The factory makes almost 3,000 items of women's clothing each week for London-based conglomerate Thomas Pink, which is moving production to Romania.

Meanwhile, it has emerged that more than 70 jobs are to go in Londonderry and Coleraine following the collapse of the What Everyone Wants retail chain.

The Scottish-based firm went into administration last month and attempts to find a buyer failed.

Jobs likely to be lost at TJW will be mostly stitchers and it is the latest in a series of payoffs to hit the textile trade in the Portadown area.

" If they had given us six to eight months notice instead of weeks we should have been able to do something about it "
Roberta O'Connor
TJW manager

"We were told out of the blue that Thomas Pink were taking all their orders from us with a March deadline," said TJW factory manager Roberta O'Connor.

"It is very, very doubtful but we are pulling out all the stops trying to get other work."

TJW is a family-run firm which has been in business for eight years.

Ms O'Connor added: "They knew they were going off shore, if they had given us six to eight months notice instead of weeks we should have been able to do something about it.

"We give them a good product, never let them down, but at the end of the day it all comes down to money," she added.

Michelle Gillespie works in the factory alongside two of her sisters.

"It's terrible. I don't know where to go to look for work.

"It's going to have to be a different kind of work to stitching," she said.

Factory worker John Woolsey said they thought the smaller companies had a better chance of survival.

"It just feels like the government and politicians are just letting the whole industry go down the drain and they don't seem to care," he said.

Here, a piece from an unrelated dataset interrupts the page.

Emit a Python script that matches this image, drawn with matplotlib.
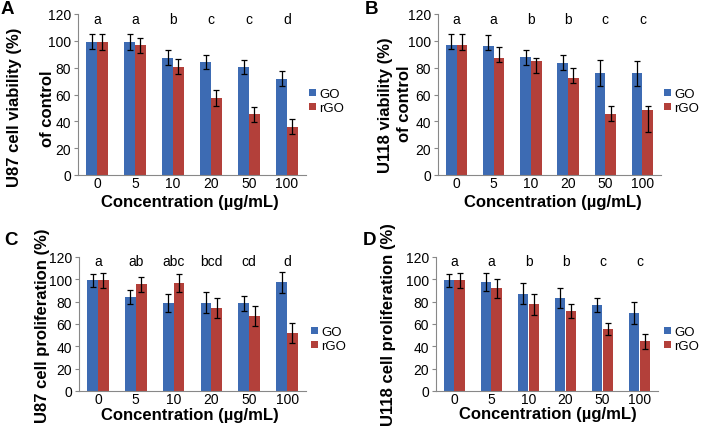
import numpy as np
import matplotlib
matplotlib.use("Agg")
import matplotlib.pyplot as plt

plt.rcParams['font.family'] = ['Liberation Sans', 'DejaVu Sans']

# Data
conc = ["0", "5", "10", "20", "50", "100"]

a_go = [99.4, 99.4, 87.5, 84.0, 80.5, 71.6]
a_rgo = [99.1, 96.6, 80.7, 57.4, 45.2, 36.0]
a_go_err = [5.8, 6.0, 5.6, 5.2, 5.5, 5.6]
a_rgo_err = [6.0, 5.7, 5.7, 6.0, 5.7, 5.6]
a_sig = ["a", "a", "b", "c", "c", "d"]

b_go = [96.7, 96.5, 88.2, 83.2, 76.2, 76.2]
b_rgo = [96.7, 87.2, 84.7, 72.0, 45.5, 48.5]
# asymmetric error bars (lower, upper)
b_go_lo = [2.8, 3.0, 6.5, 5.2, 10.0, 10.0]
b_go_hi = [8.7, 8.2, 5.0, 6.2, 9.5, 9.0]
b_rgo_lo = [3.2, 3.2, 9.0, 3.8, 5.2, 16.5]
b_rgo_hi = [8.2, 8.2, 2.5, 7.8, 6.2, 2.7]
b_sig = ["a", "a", "b", "b", "c", "c"]

c_go = [99.1, 84.2, 79.1, 79.1, 78.5, 97.3]
c_rgo = [99.0, 95.5, 96.4, 74.6, 66.9, 51.6]
c_go_err = [6.0, 6.5, 8.0, 9.5, 7.0, 9.5]
c_rgo_err = [7.0, 6.7, 8.0, 9.0, 9.0, 9.0]
c_sig = ["a", "ab", "abc", "bcd", "cd", "d"]

d_go = [99.1, 97.3, 87.2, 83.0, 77.0, 69.9]
d_rgo = [99.1, 91.9, 77.6, 71.6, 55.8, 44.5]
d_go_err = [6.0, 8.0, 9.2, 9.0, 6.0, 9.5]
d_rgo_err = [6.5, 8.5, 9.2, 6.3, 5.5, 6.7]
d_sig = ["a", "a", "b", "b", "c", "c"]

W, H = 701, 427
fig = plt.figure(figsize=(W / 100, H / 100), dpi=100)

blue = "#3D6BB3"
red = "#B3403A"


def box(l, t, r, b):
    return [l / W, 1 - b / H, (r - l) / W, (b - t) / H]


def panel(rect, go, rgo, go_err, rgo_err, sig, leg_xy):
    ax = fig.add_axes(rect)
    x = np.arange(len(conc))
    w = 0.285
    ax.bar(x - w / 2, go, w, color=blue, label="GO", zorder=2)
    ax.bar(x + w / 2, rgo, w, color=red, label="rGO", zorder=2)
    ax.errorbar(x - w / 2, go, yerr=go_err, fmt="none", ecolor="black",
                elinewidth=0.9, capsize=2, capthick=0.9, zorder=3)
    ax.errorbar(x + w / 2, rgo, yerr=rgo_err, fmt="none", ecolor="black",
                elinewidth=0.9, capsize=2, capthick=0.9, zorder=3)
    for i, s in enumerate(sig):
        ax.text(i, 116, s, ha="center", va="center", fontsize=10)
    ax.set_xlim(-0.5, len(conc) - 0.5)
    ax.set_ylim(0, 120)
    ax.set_yticks(range(0, 121, 20))
    ax.set_xticks(x)
    ax.set_xticklabels(conc)
    ax.tick_params(axis="x", length=0, labelsize=10, pad=1)
    ax.tick_params(axis="y", length=3, color="#888888", labelsize=10, pad=2)
    for sp in ["top", "right"]:
        ax.spines[sp].set_visible(False)
    for sp in ["left", "bottom"]:
        ax.spines[sp].set_color("#888888")
        ax.spines[sp].set_linewidth(0.8)
    ax.legend(loc="center left", bbox_to_anchor=(leg_xy[0] / W, 1 - leg_xy[1] / H),
              bbox_transform=fig.transFigure, frameon=False, fontsize=9.5,
              handlelength=0.5, handleheight=0.5, handletextpad=0.25,
              labelspacing=0.15, borderpad=0, borderaxespad=0)
    return ax


panel(box(78, 15, 306, 176), a_go, a_rgo, a_go_err, a_rgo_err, a_sig, (309, 102))
panel(box(438, 15, 661, 176), b_go, b_rgo, [b_go_lo, b_go_hi], [b_rgo_lo, b_rgo_hi],
      b_sig, (664, 102))
panel(box(79, 258, 306, 392), c_go, c_rgo, c_go_err, c_rgo_err, c_sig, (311, 340))
panel(box(436, 258, 658, 392), d_go, d_rgo, d_go_err, d_rgo_err, d_sig, (664, 340))

lab = dict(fontsize=12, fontweight="bold", ha="center", va="center")
letter = dict(fontsize=13.5, fontweight="bold", ha="center", va="center")


def ftext(x, y, s, **kw):
    fig.text(x / W, 1 - y / H, s, **kw)


# panel letters
ftext(7, 9, "A", **letter)
ftext(371, 9, "B", **letter)
ftext(11, 241, "C", **letter)
ftext(370, 241, "D", **letter)

# x labels
for cx, cy in [(190, 202), (553, 202), (190, 416), (548, 415)]:
    ftext(cx, cy, "Concentration (\u00b5g/mL)", **lab)

# y labels
ftext(15, 107, "U87 cell viability (%)", rotation=90, **lab)
ftext(47, 109, "of control", rotation=90, **lab)
ftext(385, 105, "U118 viability (%)", rotation=90, **lab)
ftext(405, 104, "of control", rotation=90, **lab)
ftext(43, 326, "U87 cell proliferation (%)", rotation=90, **lab)
ftext(388, 325, "U118 cell proliferation (%)", rotation=90, **lab)

fig.savefig("out.png", dpi=100)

Meanwhile, a County Tyrone company has secured a £400,000 contract in the Middle East.

Coalisland firm Viper International, which makes screening and recycling machinery, won the contract which involves the construction of a gas pipeline in the Arabian Gulf region.

The company's machinery is used to screen and recycle sand and other materials.

'Huge potential'

The company currently employs 65 people in the design and manufacture of machinery for the quarrying, recycling and land reclamation industries worldwide.

Managing Director Harry McCourt said there was huge potential in the Middle East market.

"We focus on European and the north American market and Invest NI organised a trade mission there towards the latter part of last year," he said.

"We sent our person on the trade mission and we discovered that there is a very good market out there for our equipment.

"The beauty of this deal is that it is not a one off deal. The oil prices are at an all time high therefore the infrastructure in that part of the world needs to be upgraded, especially in Qatar.

"We see our equipment being used on major projects in that area in gas and oil plants."